**Exercise prompt:** Copy exactly, and only, the lines below from the first through the one containing "const toPts = (xs, ys)", both included; pictures are omitted.

· · · · · · ·

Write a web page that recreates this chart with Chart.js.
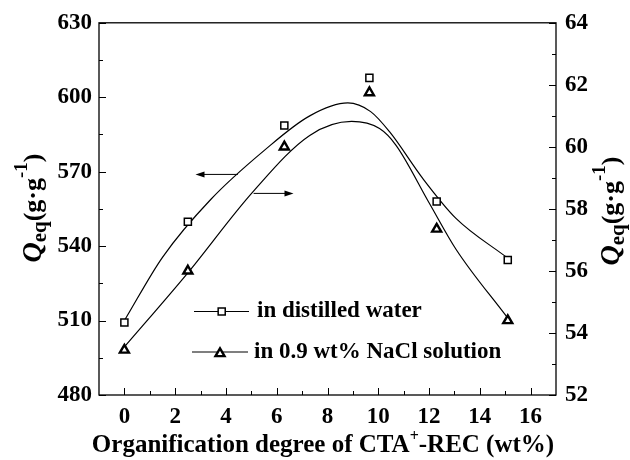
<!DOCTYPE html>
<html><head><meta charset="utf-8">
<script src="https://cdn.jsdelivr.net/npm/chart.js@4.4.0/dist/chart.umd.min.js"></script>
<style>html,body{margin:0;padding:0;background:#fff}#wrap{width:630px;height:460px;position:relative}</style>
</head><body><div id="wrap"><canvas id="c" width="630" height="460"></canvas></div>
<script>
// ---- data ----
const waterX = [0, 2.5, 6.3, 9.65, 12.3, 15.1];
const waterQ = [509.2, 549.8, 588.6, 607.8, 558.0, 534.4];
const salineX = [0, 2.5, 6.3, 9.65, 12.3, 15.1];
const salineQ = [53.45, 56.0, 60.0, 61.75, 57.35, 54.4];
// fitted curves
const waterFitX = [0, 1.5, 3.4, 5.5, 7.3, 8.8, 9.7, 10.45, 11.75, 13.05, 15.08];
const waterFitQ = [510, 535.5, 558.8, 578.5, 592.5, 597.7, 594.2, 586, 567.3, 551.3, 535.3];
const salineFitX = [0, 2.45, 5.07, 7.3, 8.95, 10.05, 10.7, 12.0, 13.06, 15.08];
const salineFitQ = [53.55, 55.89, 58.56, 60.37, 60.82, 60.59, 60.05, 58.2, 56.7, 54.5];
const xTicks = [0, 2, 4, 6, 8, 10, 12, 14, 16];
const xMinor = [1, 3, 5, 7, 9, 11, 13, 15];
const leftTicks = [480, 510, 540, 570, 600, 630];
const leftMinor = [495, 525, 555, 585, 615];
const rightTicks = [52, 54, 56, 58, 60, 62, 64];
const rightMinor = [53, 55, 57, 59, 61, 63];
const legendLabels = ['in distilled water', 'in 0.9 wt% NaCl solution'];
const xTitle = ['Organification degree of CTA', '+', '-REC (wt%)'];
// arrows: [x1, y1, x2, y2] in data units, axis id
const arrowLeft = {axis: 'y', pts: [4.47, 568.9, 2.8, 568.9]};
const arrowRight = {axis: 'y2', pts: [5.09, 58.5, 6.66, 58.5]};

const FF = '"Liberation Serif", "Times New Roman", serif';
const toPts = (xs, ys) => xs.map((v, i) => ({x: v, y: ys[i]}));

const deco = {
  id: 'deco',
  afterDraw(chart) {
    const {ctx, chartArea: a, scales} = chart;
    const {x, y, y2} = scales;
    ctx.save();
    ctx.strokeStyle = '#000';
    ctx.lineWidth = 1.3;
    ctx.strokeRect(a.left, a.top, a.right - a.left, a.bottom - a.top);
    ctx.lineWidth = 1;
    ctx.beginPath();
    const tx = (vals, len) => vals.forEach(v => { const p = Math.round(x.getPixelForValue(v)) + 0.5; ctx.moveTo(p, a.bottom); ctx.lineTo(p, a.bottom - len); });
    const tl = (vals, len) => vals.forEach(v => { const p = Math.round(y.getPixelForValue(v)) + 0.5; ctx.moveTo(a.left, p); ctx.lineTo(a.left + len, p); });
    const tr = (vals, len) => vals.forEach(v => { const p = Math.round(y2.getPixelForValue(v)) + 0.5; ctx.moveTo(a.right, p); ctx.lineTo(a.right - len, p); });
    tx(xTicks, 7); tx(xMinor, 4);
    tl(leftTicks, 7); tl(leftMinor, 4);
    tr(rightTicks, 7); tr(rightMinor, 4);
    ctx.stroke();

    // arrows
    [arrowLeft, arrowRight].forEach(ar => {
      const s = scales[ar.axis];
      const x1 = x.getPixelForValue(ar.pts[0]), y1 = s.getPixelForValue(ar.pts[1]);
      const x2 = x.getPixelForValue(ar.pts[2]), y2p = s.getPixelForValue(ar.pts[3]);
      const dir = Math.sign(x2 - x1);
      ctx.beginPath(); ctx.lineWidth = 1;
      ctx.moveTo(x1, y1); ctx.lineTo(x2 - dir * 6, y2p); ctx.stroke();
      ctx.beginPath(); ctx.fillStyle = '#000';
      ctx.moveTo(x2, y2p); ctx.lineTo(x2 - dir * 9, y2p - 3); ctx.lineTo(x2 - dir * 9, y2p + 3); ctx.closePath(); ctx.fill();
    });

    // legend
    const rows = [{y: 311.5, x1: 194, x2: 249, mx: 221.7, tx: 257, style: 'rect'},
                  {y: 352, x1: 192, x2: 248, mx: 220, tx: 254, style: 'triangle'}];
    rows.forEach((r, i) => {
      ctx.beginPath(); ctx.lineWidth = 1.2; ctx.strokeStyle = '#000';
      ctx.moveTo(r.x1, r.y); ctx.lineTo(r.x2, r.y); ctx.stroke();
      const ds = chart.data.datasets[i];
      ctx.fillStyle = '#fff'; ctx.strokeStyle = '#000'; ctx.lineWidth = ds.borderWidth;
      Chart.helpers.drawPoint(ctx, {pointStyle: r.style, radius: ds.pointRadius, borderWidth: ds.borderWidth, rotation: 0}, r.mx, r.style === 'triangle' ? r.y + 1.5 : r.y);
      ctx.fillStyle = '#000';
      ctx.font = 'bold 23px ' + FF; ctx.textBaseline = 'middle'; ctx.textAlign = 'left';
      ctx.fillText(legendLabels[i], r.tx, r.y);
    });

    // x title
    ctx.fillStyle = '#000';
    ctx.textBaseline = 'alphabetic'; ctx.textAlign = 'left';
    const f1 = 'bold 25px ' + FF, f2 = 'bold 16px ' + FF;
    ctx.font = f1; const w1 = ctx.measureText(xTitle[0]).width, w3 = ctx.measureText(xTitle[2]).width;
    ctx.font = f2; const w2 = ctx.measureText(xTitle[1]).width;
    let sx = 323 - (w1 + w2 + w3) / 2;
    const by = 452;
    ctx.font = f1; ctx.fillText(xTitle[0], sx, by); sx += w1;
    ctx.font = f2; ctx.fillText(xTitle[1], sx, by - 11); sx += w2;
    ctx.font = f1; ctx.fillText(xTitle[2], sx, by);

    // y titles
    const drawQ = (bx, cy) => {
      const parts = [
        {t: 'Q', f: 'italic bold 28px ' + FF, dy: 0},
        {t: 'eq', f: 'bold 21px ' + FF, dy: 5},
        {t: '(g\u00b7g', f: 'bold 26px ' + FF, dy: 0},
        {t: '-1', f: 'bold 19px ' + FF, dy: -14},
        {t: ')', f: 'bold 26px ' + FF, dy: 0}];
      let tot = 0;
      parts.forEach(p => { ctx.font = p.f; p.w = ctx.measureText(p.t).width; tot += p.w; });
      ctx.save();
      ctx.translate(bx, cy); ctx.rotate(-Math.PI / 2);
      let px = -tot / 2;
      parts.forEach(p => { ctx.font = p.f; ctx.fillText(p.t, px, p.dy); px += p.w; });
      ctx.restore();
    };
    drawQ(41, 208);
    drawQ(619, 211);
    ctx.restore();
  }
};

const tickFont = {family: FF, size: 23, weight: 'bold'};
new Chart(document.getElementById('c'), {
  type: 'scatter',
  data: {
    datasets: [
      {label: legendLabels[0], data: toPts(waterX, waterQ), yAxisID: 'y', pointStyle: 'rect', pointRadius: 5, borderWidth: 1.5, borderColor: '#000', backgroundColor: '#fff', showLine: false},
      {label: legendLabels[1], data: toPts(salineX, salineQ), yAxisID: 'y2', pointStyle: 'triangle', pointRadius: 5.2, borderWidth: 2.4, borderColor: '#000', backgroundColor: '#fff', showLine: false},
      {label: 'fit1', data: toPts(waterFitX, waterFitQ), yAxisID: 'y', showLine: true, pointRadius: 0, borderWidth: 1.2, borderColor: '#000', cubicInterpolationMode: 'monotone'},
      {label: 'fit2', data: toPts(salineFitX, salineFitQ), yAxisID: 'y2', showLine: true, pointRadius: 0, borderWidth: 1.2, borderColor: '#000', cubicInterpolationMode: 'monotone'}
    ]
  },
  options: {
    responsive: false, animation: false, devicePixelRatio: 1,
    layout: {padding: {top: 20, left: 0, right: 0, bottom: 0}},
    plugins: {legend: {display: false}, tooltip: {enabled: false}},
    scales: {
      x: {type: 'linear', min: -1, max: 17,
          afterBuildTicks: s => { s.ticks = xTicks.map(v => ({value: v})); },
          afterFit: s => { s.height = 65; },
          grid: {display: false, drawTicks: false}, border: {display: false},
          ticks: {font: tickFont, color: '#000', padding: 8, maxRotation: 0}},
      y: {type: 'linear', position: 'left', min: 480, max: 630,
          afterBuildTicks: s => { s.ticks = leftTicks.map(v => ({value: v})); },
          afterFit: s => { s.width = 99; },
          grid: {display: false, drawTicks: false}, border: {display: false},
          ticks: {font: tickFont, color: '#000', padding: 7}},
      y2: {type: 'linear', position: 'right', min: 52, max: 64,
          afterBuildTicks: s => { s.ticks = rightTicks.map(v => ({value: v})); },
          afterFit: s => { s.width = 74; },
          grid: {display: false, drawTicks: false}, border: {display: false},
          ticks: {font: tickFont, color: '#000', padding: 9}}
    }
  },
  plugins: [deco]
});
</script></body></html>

· · · · · · ·

**Response to this task:**
Write a web page that recreates this chart with Chart.js.
<!DOCTYPE html>
<html><head><meta charset="utf-8">
<script src="https://cdn.jsdelivr.net/npm/chart.js@4.4.0/dist/chart.umd.min.js"></script>
<style>html,body{margin:0;padding:0;background:#fff}#wrap{width:630px;height:460px;position:relative}</style>
</head><body><div id="wrap"><canvas id="c" width="630" height="460"></canvas></div>
<script>
// ---- data ----
const waterX = [0, 2.5, 6.3, 9.65, 12.3, 15.1];
const waterQ = [509.2, 549.8, 588.6, 607.8, 558.0, 534.4];
const salineX = [0, 2.5, 6.3, 9.65, 12.3, 15.1];
const salineQ = [53.45, 56.0, 60.0, 61.75, 57.35, 54.4];
// fitted curves
const waterFitX = [0, 1.5, 3.4, 5.5, 7.3, 8.8, 9.7, 10.45, 11.75, 13.05, 15.08];
const waterFitQ = [510, 535.5, 558.8, 578.5, 592.5, 597.7, 594.2, 586, 567.3, 551.3, 535.3];
const salineFitX = [0, 2.45, 5.07, 7.3, 8.95, 10.05, 10.7, 12.0, 13.06, 15.08];
const salineFitQ = [53.55, 55.89, 58.56, 60.37, 60.82, 60.59, 60.05, 58.2, 56.7, 54.5];
const xTicks = [0, 2, 4, 6, 8, 10, 12, 14, 16];
const xMinor = [1, 3, 5, 7, 9, 11, 13, 15];
const leftTicks = [480, 510, 540, 570, 600, 630];
const leftMinor = [495, 525, 555, 585, 615];
const rightTicks = [52, 54, 56, 58, 60, 62, 64];
const rightMinor = [53, 55, 57, 59, 61, 63];
const legendLabels = ['in distilled water', 'in 0.9 wt% NaCl solution'];
const xTitle = ['Organification degree of CTA', '+', '-REC (wt%)'];
// arrows: [x1, y1, x2, y2] in data units, axis id
const arrowLeft = {axis: 'y', pts: [4.47, 568.9, 2.8, 568.9]};
const arrowRight = {axis: 'y2', pts: [5.09, 58.5, 6.66, 58.5]};

const FF = '"Liberation Serif", "Times New Roman", serif';
const toPts = (xs, ys) => xs.map((v, i) => ({x: v, y: ys[i]}));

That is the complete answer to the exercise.